**The exercise:** Set down the data below from its first line to the line holding "const tl = 4;", inclusive; omit all pictures.

**Recorded information:**
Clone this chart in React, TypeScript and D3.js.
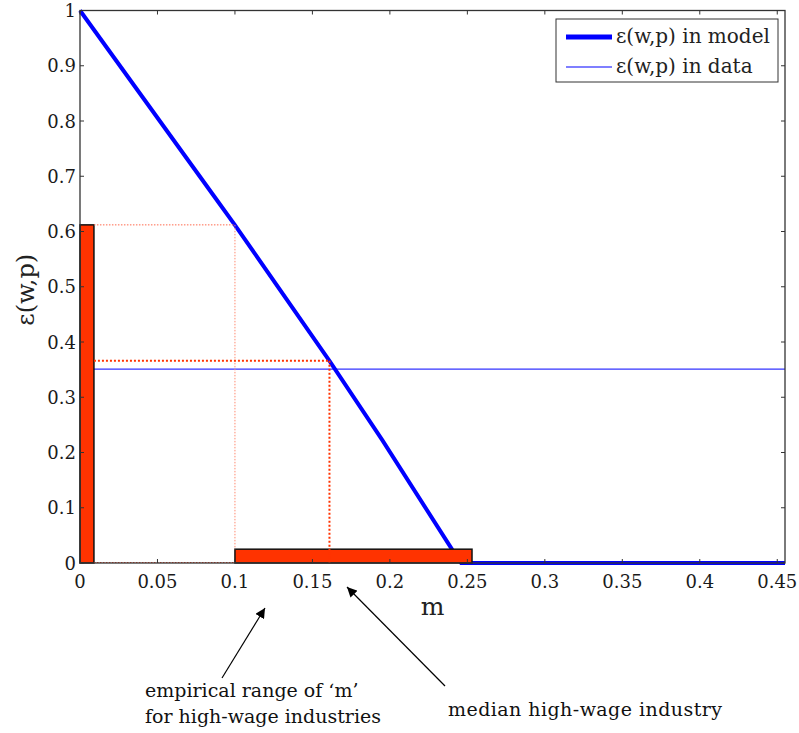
import React from "react";
import * as d3 from "d3";

// model curve eps(w,p) as a function of m
const mValues = [0, 0.0883, 0.0999, 0.161, 0.195, 0.24, 0.246, 0.455];
const epsModel = [1, 0.657, 0.612, 0.366, 0.223, 0.025, 0, 0];
// eps(w,p) measured in the data
const epsData = 0.351;
// empirical range of m for high-wage industries and the median
const mRange = [0.1, 0.253];
const mMedian = 0.161;
const epsAtRangeLow = 0.612;
const epsAtMedian = 0.366;
const barThickM = 0.009;
const barThickEps = 0.025;

const xTicks = [0, 0.05, 0.1, 0.15, 0.2, 0.25, 0.3, 0.35, 0.4, 0.45];
const yTicks = [0, 0.1, 0.2, 0.3, 0.4, 0.5, 0.6, 0.7, 0.8, 0.9, 1];
const legendLabels = ["ε(w,p) in model", "ε(w,p) in data"];

const width = 799;
const height = 733;
const left = 80;
const right = 785;
const top = 10.5;
const bottom = 563;

const axisColor = "#333";
const red = "#ff3300";
const textFont = "DejaVu Serif, serif";

export default function App() {
  const x = d3.scaleLinear().domain([0, 0.455]).range([left, right]);
  const y = d3.scaleLinear().domain([0, 1]).range([bottom, top]);

  const modelLine = d3
    .line<number>()
    .x((d) => x(d))
    .y((d, i) => y(epsModel[i]));

  const tl = 4;

  return (
    <svg
      width={width}
      height={height}
      style={{ position: "absolute", left: 0, top: 0, background: "#fff" }}
    >
      <defs>
        <marker
          id="arrow"
          viewBox="0 0 10 10"
          refX="10"
          refY="5"
          markerWidth="10"
          markerHeight="10"
          markerUnits="userSpaceOnUse"
          orient="auto"
        >
          <path d="M0,0 L10,5 L0,10 z" fill="#000" />
        </marker>
      </defs>
      <rect x={left} y={top} width={right - left} height={bottom - top} fill="#fff" />

      {/* eps in data */}
      <line
        x1={x(0)}
        x2={x(0.455)}
        y1={y(epsData)}
        y2={y(epsData)}
        stroke="#3333ff"
        strokeWidth={1.2}
      />

      {/* eps in model */}
      <path d={modelLine(mValues) ?? ""} fill="none" stroke="#0000ff" strokeWidth={4} />

      {/* bars: range of eps and range of m */}
      <rect
        x={x(0)}
        y={y(epsAtRangeLow)}
        width={x(barThickM) - x(0)}
        height={y(0) - y(epsAtRangeLow)}
        fill={red}
        stroke="#111"
        strokeWidth={1.5}
      />
      <rect
        x={x(mRange[0])}
        y={y(barThickEps)}
        width={x(mRange[1]) - x(mRange[0])}
        height={y(0) - y(barThickEps)}
        fill={red}
        stroke="#111"
        strokeWidth={1.5}
      />

      {/* dotted guides */}
      <g fill="none">
        <line
          x1={x(barThickM)}
          x2={x(mRange[0])}
          y1={y(epsAtRangeLow)}
          y2={y(epsAtRangeLow)}
          stroke="#ff6a4d"
          strokeWidth={1}
          strokeDasharray="1.5,1.5"
        />
        <line
          x1={x(mRange[0])}
          x2={x(mRange[0])}
          y1={y(epsAtRangeLow)}
          y2={y(barThickEps)}
          stroke="#ff8a70"
          strokeWidth={1}
          strokeDasharray="1.5,1.5"
        />
        <line
          x1={x(barThickM)}
          x2={x(mRange[0])}
          y1={y(0) - 0.5}
          y2={y(0) - 0.5}
          stroke="#ff4020"
          strokeWidth={1}
          strokeDasharray="1.5,1.5"
        />
        <line
          x1={x(barThickM)}
          x2={x(mMedian)}
          y1={y(epsAtMedian)}
          y2={y(epsAtMedian)}
          stroke={red}
          strokeWidth={2}
          strokeDasharray="2,2"
        />
        <line
          x1={x(mMedian)}
          x2={x(mMedian)}
          y1={y(epsAtMedian)}
          y2={y(0)}
          stroke={red}
          strokeWidth={2}
          strokeDasharray="2,2"
        />
      </g>

      {/* axes box and ticks */}
      <g stroke={axisColor} strokeWidth={1}>
        <rect
          x={left}
          y={top}
          width={right - left}
          height={bottom - top}
          fill="none"
          strokeWidth={1.3}
        />
        {xTicks.map((t) => (
          <g key={"xt" + t}>
            <line x1={x(t)} x2={x(t)} y1={bottom} y2={bottom - tl} />
            <line x1={x(t)} x2={x(t)} y1={top} y2={top + tl} />
          </g>
        ))}
        {yTicks.map((t) => (
          <g key={"yt" + t}>
            <line x1={left} x2={left + tl} y1={y(t)} y2={y(t)} />
            <line x1={right} x2={right - tl} y1={y(t)} y2={y(t)} />
          </g>
        ))}
      </g>

      <g fontFamily={textFont} fontSize={18} fill="#1a1a1a">
        {xTicks.map((t) => (
          <text key={"xl" + t} x={x(t)} y={bottom + 25} textAnchor="middle">
            {d3.format("~g")(t)}
          </text>
        ))}
        {yTicks.map((t) => (
          <text key={"yl" + t} x={left - 4} y={y(t) + 6.5} textAnchor="end">
            {d3.format("~g")(t)}
          </text>
        ))}
      </g>

      {/* axis titles */}
      <text x={(left + right) / 2} y={615} textAnchor="middle" fontFamily={textFont} fontSize={25} fill="#222">
        m
      </text>
      <text
        transform={`translate(34, ${(top + bottom) / 2 + 3}) rotate(-90)`}
        textAnchor="middle"
        fontFamily={textFont}
        fontSize={24}
        fill="#222"
      >
        ε(w,p)
      </text>

      {/* legend */}
      <g>
        <rect x={556} y={19} width={222} height={63} fill="#fff" stroke={axisColor} strokeWidth={1} />
        {legendLabels.map((lab, i) => (
          <g key={lab}>
            <line
              x1={566}
              x2={612}
              y1={37 + i * 30}
              y2={37 + i * 30}
              stroke="#0000ff"
              strokeWidth={i === 0 ? 5 : 1.2}
            />
            <text x={616} y={43 + i * 30} fontFamily={textFont} fontSize={20} fill="#222">
              {lab}
            </text>
          </g>
        ))}
      </g>

      {/* annotations */}
      <g stroke="#000" strokeWidth={1.2}>
        <line x1={222} y1={678} x2={265} y2={608} markerEnd="url(#arrow)" />
        <line x1={445} y1={686} x2={347} y2={587} markerEnd="url(#arrow)" />
      </g>
      <g fontFamily={textFont} fontSize={19} fill="#111">
        <text x={145} y={697}>empirical range of ‘m’</text>
        <text x={145} y={723}>for high-wage industries</text>
        <text x={448} y={716} textLength={274} lengthAdjust="spacing">median high-wage industry</text>
      </g>
    </svg>
  );
}
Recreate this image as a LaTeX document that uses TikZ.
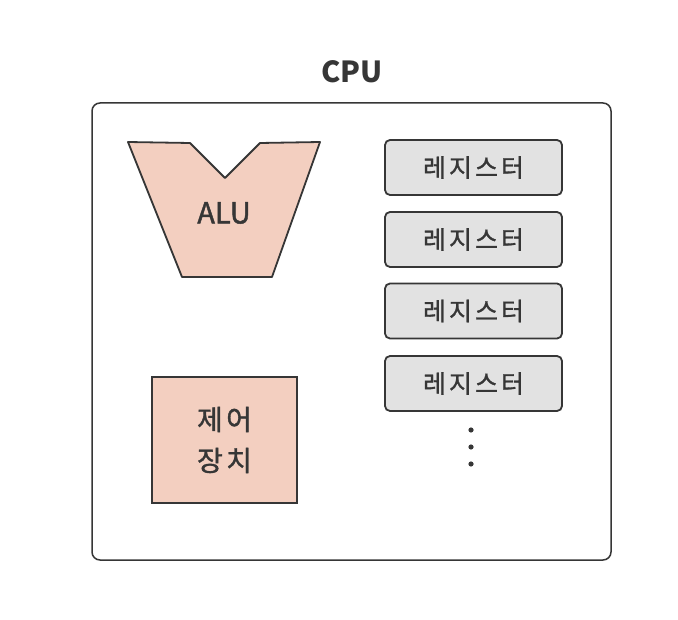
\documentclass[tikz,border=0pt]{standalone}
\usepackage{fontspec}
\setmainfont{Noto Sans CJK KR}
\newfontfamily\krsp[LetterSpace=12,FakeBold=1.2]{Noto Sans CJK KR}
\newfontfamily\lat[FakeBold=1.5]{Noto Sans CJK KR}
\definecolor{ink}{HTML}{363636}
\definecolor{peach}{HTML}{F3CFC0}
\definecolor{reggray}{HTML}{E2E2E2}
\tikzset{
  outerbox/.style={draw=ink, line width=1.5pt, rounded corners=8pt, fill=white, inner sep=0pt, outer sep=0pt},
  regbox/.style={draw=ink, line width=1.8pt, rounded corners=5pt, fill=reggray, minimum width=177pt, minimum height=55pt, inner sep=0pt, text=ink, font=\krsp\fontsize{25}{28}\selectfont},
  ctrlbox/.style={draw=ink, line width=1.8pt, fill=peach, minimum width=145pt, minimum height=126pt, inner sep=0pt, text=ink, align=center, font=\krsp\fontsize{28}{41}\selectfont},
  alushape/.style={draw=ink, line width=1.8pt, fill=peach, line join=round},
  lbl/.style={text=ink, inner sep=0pt},
  dotmark/.style={fill=ink}
}
\begin{document}
\begin{tikzpicture}[x=1pt,y=-1pt]
\useasboundingbox (0,0) rectangle (678,620);
\fill[white] (0,0) rectangle (678,620);
\node[outerbox, minimum width=519pt, minimum height=457pt] (cpu) at (351.5,331.5) {};
\node[lbl, font=\bfseries\fontsize{29}{32}\selectfont] (cpulabel) at (352,72) {CPU};
\draw[alushape] (128,142) -- (190,143) -- (225,178) -- (260,143) -- (320,142) -- (272,277) -- (182,277) -- cycle;
\node[lbl, font=\lat\fontsize{29}{30}\selectfont] (alu) at (224,213) {ALU};
\node[regbox] (reg1) at (473.5,167.5) {레지스터};
\node[regbox] (reg2) at (473.5,239.5) {레지스터};
\node[regbox] (reg3) at (473.5,311) {레지스터};
\node[regbox] (reg4) at (473.5,383.5) {레지스터};
\fill[dotmark] (471,430) circle (2.6);
\fill[dotmark] (471,447) circle (2.6);
\fill[dotmark] (471,464) circle (2.6);
\node[ctrlbox] (ctrl) at (224.5,440) {제어\\장치};
\end{tikzpicture}
\end{document}
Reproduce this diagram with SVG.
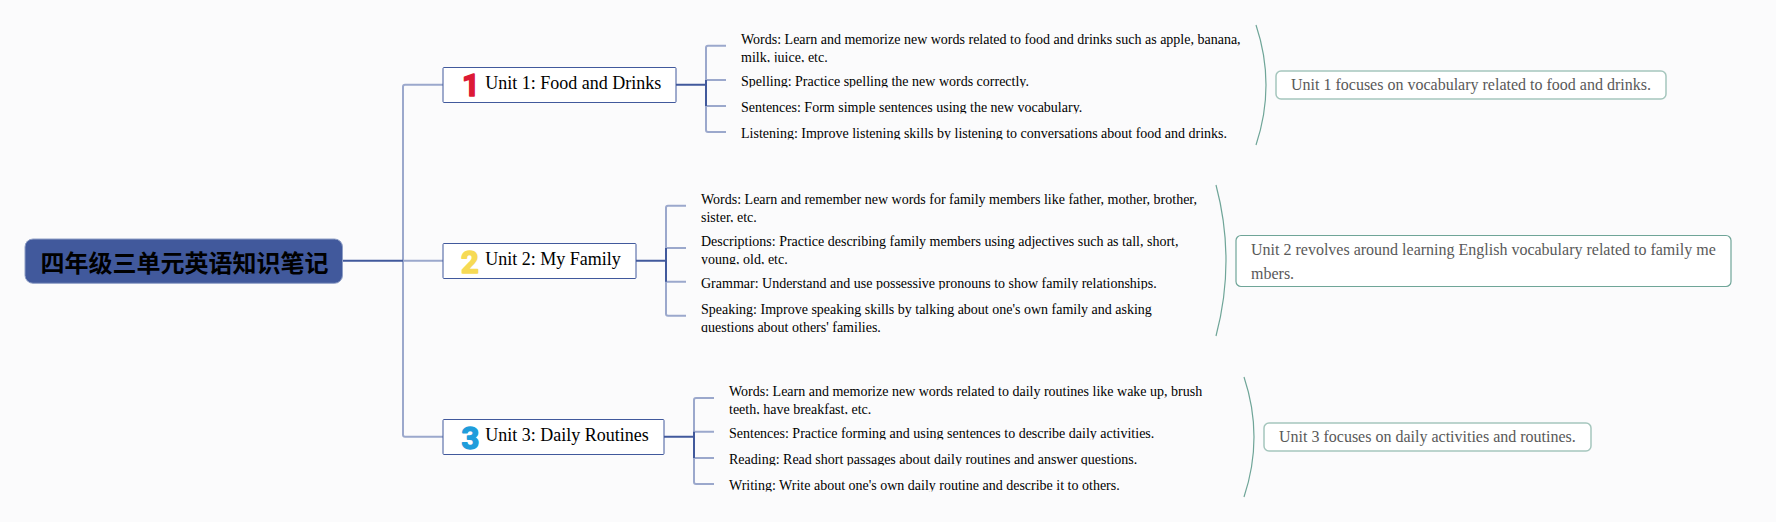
<svg xmlns="http://www.w3.org/2000/svg" width="1776" height="522" viewBox="0 0 1776 522">
<style>
.c{fill:none;stroke-linejoin:round}
.l{stroke:#9ba8cc;stroke-width:2}
.d{stroke:#41599c;stroke-width:2}
.a{stroke:#6fa598;stroke-width:1.2}
.u{fill:#fff;stroke:#41599c;stroke-width:1}
.n{fill:#fff;stroke:#a5c6bd;stroke-width:1.5}
.ut{font:18px "Liberation Serif",serif;fill:#000}
.t{font:14px "Liberation Serif",serif;fill:#000}
.nt{font:16px "Liberation Serif",serif;fill:#595959}
.ic{font:700 31px Roboto,sans-serif;text-anchor:middle;stroke-width:1.5;stroke-linejoin:round}
</style>
<defs>
<clipPath id="a1"><rect x="735" y="28" width="520" height="34.300"/></clipPath>
<clipPath id="a2"><rect x="735" y="72" width="520" height="15.5"/></clipPath>
<clipPath id="a3"><rect x="735" y="98" width="520" height="15.5"/></clipPath>
<clipPath id="a4"><rect x="735" y="124" width="520" height="15.5"/></clipPath>
<clipPath id="b1"><rect x="695" y="190" width="520" height="32.300"/></clipPath>
<clipPath id="b2"><rect x="695" y="232" width="520" height="32.300"/></clipPath>
<clipPath id="b3"><rect x="695" y="274" width="520" height="15.5"/></clipPath>
<clipPath id="b4"><rect x="695" y="300" width="520" height="32.300"/></clipPath>
<clipPath id="c1"><rect x="723" y="382" width="520" height="32.300"/></clipPath>
<clipPath id="c2"><rect x="723" y="424" width="520" height="15.5"/></clipPath>
<clipPath id="c3"><rect x="723" y="450" width="520" height="15.5"/></clipPath>
<clipPath id="c4"><rect x="723" y="476" width="520" height="15.5"/></clipPath>
</defs>
<rect width="1776" height="522" fill="#fbfbfc"/>
<g id="connectors">
<path class="c l" d="M443 84.7H405Q403 84.7 403 86.7V434.7Q403 436.7 405 436.7H443M403 260.7H443"/>
<path class="c d" d="M342 260.7H403"/>
<path class="c l" d="M726 45.7H708Q706 45.7 706 47.7V130Q706 132 708 132H726M706 80H726M706 106H726"/>
<path class="c d" d="M676 84.7H706M706 80V106"/>
<path class="c l" d="M686 205.7H668Q666 205.7 666 207.7V313.7Q666 315.7 668 315.7H686M666 248H686M666 281.7H686"/>
<path class="c d" d="M636 260.7H666M666 248V281.7"/>
<path class="c l" d="M714 398H696Q694 398 694 400V482Q694 484 696 484H714M694 431.7H714M694 458H714"/>
<path class="c d" d="M664 436.7H694M694 431.7V458"/>
<path class="c a" d="M1256 25Q1276 85 1256 145"/>
<path class="c a" d="M1216 185Q1236 260.5 1216 336"/>
<path class="c a" d="M1244 377Q1264 437 1244 497"/>
</g>
<g id="root">
<rect x="25" y="239" width="317.500" height="44.300" rx="8" fill="#41599c" stroke="#8f9fc6"/>
<text x="40.500" y="271.500" font-family="Noto Sans CJK SC,sans-serif" font-weight="700" font-size="24" fill="#000">四年级三单元英语知识笔记</text>
</g>
<g id="unit1">
<rect class="u" x="443" y="67.500" width="233" height="35" rx="1"/>
<text class="ic" x="471" y="95.500" fill="#dc1a35" stroke="#dc1a35">1</text>
<text class="ut" x="485.300" y="89">Unit 1: Food and Drinks</text>
</g>
<g id="unit2">
<rect class="u" x="443" y="243.500" width="193" height="35" rx="1"/>
<text class="ic" x="470" y="272.500" fill="#f6da55" stroke="#f6da55">2</text>
<text class="ut" x="485.300" y="265">Unit 2: My Family</text>
</g>
<g id="unit3">
<rect class="u" x="443" y="419.500" width="221" height="35" rx="1"/>
<text class="ic" x="470.500" y="448.500" fill="#1f9ddb" stroke="#1f9ddb">3</text>
<text class="ut" x="485.300" y="441">Unit 3: Daily Routines</text>
</g>
<g id="unit1-items">
<text class="t" clip-path="url(#a1)" x="741" y="44">Words: Learn and memorize new words related to food and drinks such as apple, banana,<tspan x="741" y="62">milk, juice, etc.</tspan></text>
<text class="t" clip-path="url(#a2)" x="741" y="86">Spelling: Practice spelling the new words correctly.</text>
<text class="t" clip-path="url(#a3)" x="741" y="112">Sentences: Form simple sentences using the new vocabulary.</text>
<text class="t" clip-path="url(#a4)" x="741" y="138">Listening: Improve listening skills by listening to conversations about food and drinks.</text>
</g>
<g id="unit2-items">
<text class="t" clip-path="url(#b1)" x="701" y="204">Words: Learn and remember new words for family members like father, mother, brother,<tspan x="701" y="222">sister, etc.</tspan></text>
<text class="t" clip-path="url(#b2)" x="701" y="246">Descriptions: Practice describing family members using adjectives such as tall, short,<tspan x="701" y="264">young, old, etc.</tspan></text>
<text class="t" clip-path="url(#b3)" x="701" y="288">Grammar: Understand and use possessive pronouns to show family relationships.</text>
<text class="t" clip-path="url(#b4)" x="701" y="314">Speaking: Improve speaking skills by talking about one's own family and asking<tspan x="701" y="332">questions about others' families.</tspan></text>
</g>
<g id="unit3-items">
<text class="t" clip-path="url(#c1)" x="729" y="396">Words: Learn and memorize new words related to daily routines like wake up, brush<tspan x="729" y="414">teeth, have breakfast, etc.</tspan></text>
<text class="t" clip-path="url(#c2)" x="729" y="438">Sentences: Practice forming and using sentences to describe daily activities.</text>
<text class="t" clip-path="url(#c3)" x="729" y="464">Reading: Read short passages about daily routines and answer questions.</text>
<text class="t" clip-path="url(#c4)" x="729" y="490">Writing: Write about one's own daily routine and describe it to others.</text>
</g>
<g id="note1">
<rect class="n" x="1276" y="71" width="390" height="28" rx="5"/>
<text class="nt" x="1291" y="90">Unit 1 focuses on vocabulary related to food and drinks.</text>
</g>
<g id="note2">
<rect class="n" x="1236" y="235.500" width="495" height="51" rx="5" style="stroke:#6fa598;stroke-width:1.2"/>
<text class="nt" x="1251" y="255">Unit 2 revolves around learning English vocabulary related to family me<tspan x="1251" y="279">mbers.</tspan></text>
</g>
<g id="note3">
<rect class="n" x="1264" y="423" width="327" height="28" rx="5"/>
<text class="nt" x="1279" y="442">Unit 3 focuses on daily activities and routines.</text>
</g>
</svg>
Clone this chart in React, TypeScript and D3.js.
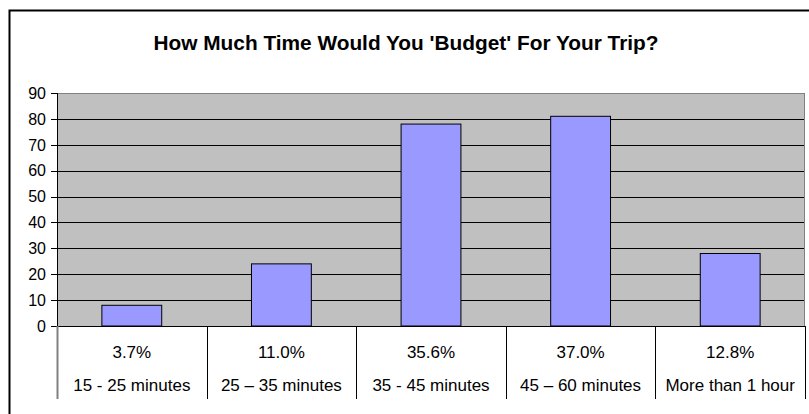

**Output for this task:**
Clone this chart in React, TypeScript and D3.js.
import React from "react";
import * as d3 from "d3";

// model curve eps(w,p) as a function of m
const mValues = [0, 0.0883, 0.0999, 0.161, 0.195, 0.24, 0.246, 0.455];
const epsModel = [1, 0.657, 0.612, 0.366, 0.223, 0.025, 0, 0];
// eps(w,p) measured in the data
const epsData = 0.351;
// empirical range of m for high-wage industries and the median
const mRange = [0.1, 0.253];
const mMedian = 0.161;
const epsAtRangeLow = 0.612;
const epsAtMedian = 0.366;
const barThickM = 0.009;
const barThickEps = 0.025;

const xTicks = [0, 0.05, 0.1, 0.15, 0.2, 0.25, 0.3, 0.35, 0.4, 0.45];
const yTicks = [0, 0.1, 0.2, 0.3, 0.4, 0.5, 0.6, 0.7, 0.8, 0.9, 1];
const legendLabels = ["ε(w,p) in model", "ε(w,p) in data"];

const width = 799;
const height = 733;
const left = 80;
const right = 785;
const top = 10.5;
const bottom = 563;

const axisColor = "#333";
const red = "#ff3300";
const textFont = "DejaVu Serif, serif";

export default function App() {
  const x = d3.scaleLinear().domain([0, 0.455]).range([left, right]);
  const y = d3.scaleLinear().domain([0, 1]).range([bottom, top]);

  const modelLine = d3
    .line<number>()
    .x((d) => x(d))
    .y((d, i) => y(epsModel[i]));

  const tl = 4;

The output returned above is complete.